Set exercise » Leave out the images; return the rest of the data exactly.

Given information »
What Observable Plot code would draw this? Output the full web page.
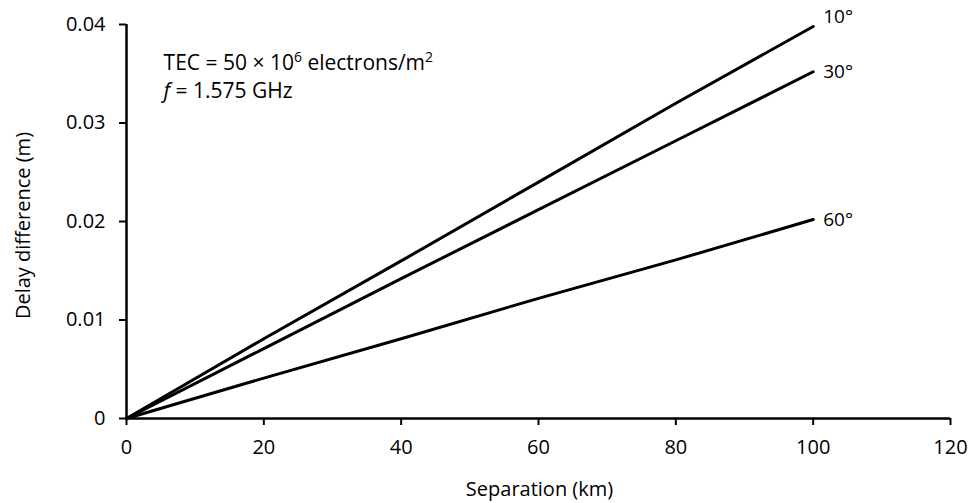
<!DOCTYPE html>
<html>
<head>
<meta charset="utf-8">
<script src="https://cdn.jsdelivr.net/npm/d3@7"></script>
<script src="https://cdn.jsdelivr.net/npm/@observablehq/plot@0.6"></script>
<style>
  html, body { margin: 0; padding: 0; background: #fff; }
  #chart svg { display: block; }
  #chart g[aria-label*="axis"] path, #chart g[aria-label*="axis"] line { stroke-width: 2 !important; }
</style>
</head>
<body>
<div id="chart"></div>
<script>
const separation = [0, 20, 40, 60, 80, 100];
const angle10 = [0, 0.0081, 0.0160, 0.0240, 0.0320, 0.0398];
const angle30 = [0, 0.0071, 0.0142, 0.0212, 0.0282, 0.0352];
const angle60 = [0, 0.0041, 0.0081, 0.0122, 0.0161, 0.0202];
const seriesNames = ["10°", "30°", "60°"];
const xTicks = [0, 20, 40, 60, 80, 100, 120];
const yTicks = [0, 0.01, 0.02, 0.03, 0.04];
const yTickLabels = ["0", "0.01", "0.02", "0.03", "0.04"];
const xLabel = "Separation (km)";
const yLabel = "Delay difference (m)";

const seriesVals = [angle10, angle30, angle60];
const rows = [];
seriesNames.forEach((name, i) => separation.forEach((s, j) => rows.push({name, x: s, y: seriesVals[i][j]})));
const ends = seriesNames.map((name, i) => ({name, x: separation[separation.length - 1], y: seriesVals[i][seriesVals[i].length - 1], dy: i === 0 ? -10 : 0}));

const plot = Plot.plot({
  width: 976,
  height: 503,
  marginLeft: 126,
  marginRight: 26,
  marginTop: 24,
  marginBottom: 85,
  style: {fontFamily: "'Open Sans', sans-serif", fontSize: "20px", color: "#000", background: "#fff"},
  x: {domain: [0, 120], ticks: xTicks, tickSize: 7, tickPadding: 14, label: null},
  y: {domain: [0, 0.04], ticks: yTicks, tickSize: 7, tickPadding: 14, tickFormat: d => yTickLabels[yTicks.indexOf(d)], label: null},
  marks: [
    Plot.ruleX([0], {stroke: "#000", strokeWidth: 2.5}),
    Plot.ruleY([0], {stroke: "#000", strokeWidth: 2.5}),
    Plot.line(rows, {x: "x", y: "y", z: "name", stroke: "#000", strokeWidth: 3}),
    Plot.text(ends.filter(d => d.dy === 0), {x: "x", y: "y", text: "name", textAnchor: "start", dx: 10, fontSize: 19}),
    Plot.text(ends.filter(d => d.dy !== 0), {x: "x", y: "y", text: "name", textAnchor: "start", dx: 10, dy: -10, fontSize: 19}),
    Plot.text(["TEC = 50 × 10"], {x: 5.4, y: 0.0361, textAnchor: "start", fontSize: 21}),
    Plot.text(["f = 1.575 GHz"], {x: 5.4, y: 0.0332, textAnchor: "start", fontSize: 21}),
    Plot.text([xLabel], {frameAnchor: "bottom", textAnchor: "middle", lineAnchor: "middle", dx: 1, dy: 71, fontSize: 20}),
    Plot.text([yLabel], {frameAnchor: "left", textAnchor: "middle", lineAnchor: "middle", rotate: -90, dx: -103, dy: 4, fontSize: 20})
  ]
});

plot.querySelectorAll("text").forEach(t => {
  if (t.textContent === "TEC = 50 × 10") {
    t.innerHTML = 'TEC = 50 × 10<tspan dy="-8" font-size="14">6</tspan><tspan dy="8"> electrons/m</tspan><tspan dy="-8" font-size="14">2</tspan>';
  } else if (t.textContent === "f = 1.575 GHz") {
    t.innerHTML = '<tspan font-style="italic">f</tspan> = 1.575 GHz';
  }
});
document.getElementById("chart").appendChild(plot);
</script>
</body>
</html>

Solution for this problem »
What Observable Plot code would draw this? Output the full web page.
<!DOCTYPE html>
<html>
<head>
<meta charset="utf-8">
<script src="https://cdn.jsdelivr.net/npm/d3@7"></script>
<script src="https://cdn.jsdelivr.net/npm/@observablehq/plot@0.6"></script>
<style>
  html, body { margin: 0; padding: 0; background: #fff; }
  #chart svg { display: block; }
  #chart g[aria-label*="axis"] path, #chart g[aria-label*="axis"] line { stroke-width: 2 !important; }
</style>
</head>
<body>
<div id="chart"></div>
<script>
const separation = [0, 20, 40, 60, 80, 100];
const angle10 = [0, 0.0081, 0.0160, 0.0240, 0.0320, 0.0398];
const angle30 = [0, 0.0071, 0.0142, 0.0212, 0.0282, 0.0352];
const angle60 = [0, 0.0041, 0.0081, 0.0122, 0.0161, 0.0202];
const seriesNames = ["10°", "30°", "60°"];
const xTicks = [0, 20, 40, 60, 80, 100, 120];
const yTicks = [0, 0.01, 0.02, 0.03, 0.04];
const yTickLabels = ["0", "0.01", "0.02", "0.03", "0.04"];
const xLabel = "Separation (km)";
const yLabel = "Delay difference (m)";

const seriesVals = [angle10, angle30, angle60];
const rows = [];
seriesNames.forEach((name, i) => separation.forEach((s, j) => rows.push({name, x: s, y: seriesVals[i][j]})));
const ends = seriesNames.map((name, i) => ({name, x: separation[separation.length - 1], y: seriesVals[i][seriesVals[i].length - 1], dy: i === 0 ? -10 : 0}));

const plot = Plot.plot({
  width: 976,
  height: 503,
  marginLeft: 126,
  marginRight: 26,
  marginTop: 24,
  marginBottom: 85,
  style: {fontFamily: "'Open Sans', sans-serif", fontSize: "20px", color: "#000", background: "#fff"},
  x: {domain: [0, 120], ticks: xTicks, tickSize: 7, tickPadding: 14, label: null},
  y: {domain: [0, 0.04], ticks: yTicks, tickSize: 7, tickPadding: 14, tickFormat: d => yTickLabels[yTicks.indexOf(d)], label: null},
  marks: [
    Plot.ruleX([0], {stroke: "#000", strokeWidth: 2.5}),
    Plot.ruleY([0], {stroke: "#000", strokeWidth: 2.5}),
    Plot.line(rows, {x: "x", y: "y", z: "name", stroke: "#000", strokeWidth: 3}),
    Plot.text(ends.filter(d => d.dy === 0), {x: "x", y: "y", text: "name", textAnchor: "start", dx: 10, fontSize: 19}),
    Plot.text(ends.filter(d => d.dy !== 0), {x: "x", y: "y", text: "name", textAnchor: "start", dx: 10, dy: -10, fontSize: 19}),
    Plot.text(["TEC = 50 × 10"], {x: 5.4, y: 0.0361, textAnchor: "start", fontSize: 21}),
    Plot.text(["f = 1.575 GHz"], {x: 5.4, y: 0.0332, textAnchor: "start", fontSize: 21}),
    Plot.text([xLabel], {frameAnchor: "bottom", textAnchor: "middle", lineAnchor: "middle", dx: 1, dy: 71, fontSize: 20}),
    Plot.text([yLabel], {frameAnchor: "left", textAnchor: "middle", lineAnchor: "middle", rotate: -90, dx: -103, dy: 4, fontSize: 20})
  ]
});

plot.querySelectorAll("text").forEach(t => {
  if (t.textContent === "TEC = 50 × 10") {
    t.innerHTML = 'TEC = 50 × 10<tspan dy="-8" font-size="14">6</tspan><tspan dy="8"> electrons/m</tspan><tspan dy="-8" font-size="14">2</tspan>';
  } else if (t.textContent === "f = 1.575 GHz") {
    t.innerHTML = '<tspan font-style="italic">f</tspan> = 1.575 GHz';
  }
});
document.getElementById("chart").appendChild(plot);
</script>
</body>
</html>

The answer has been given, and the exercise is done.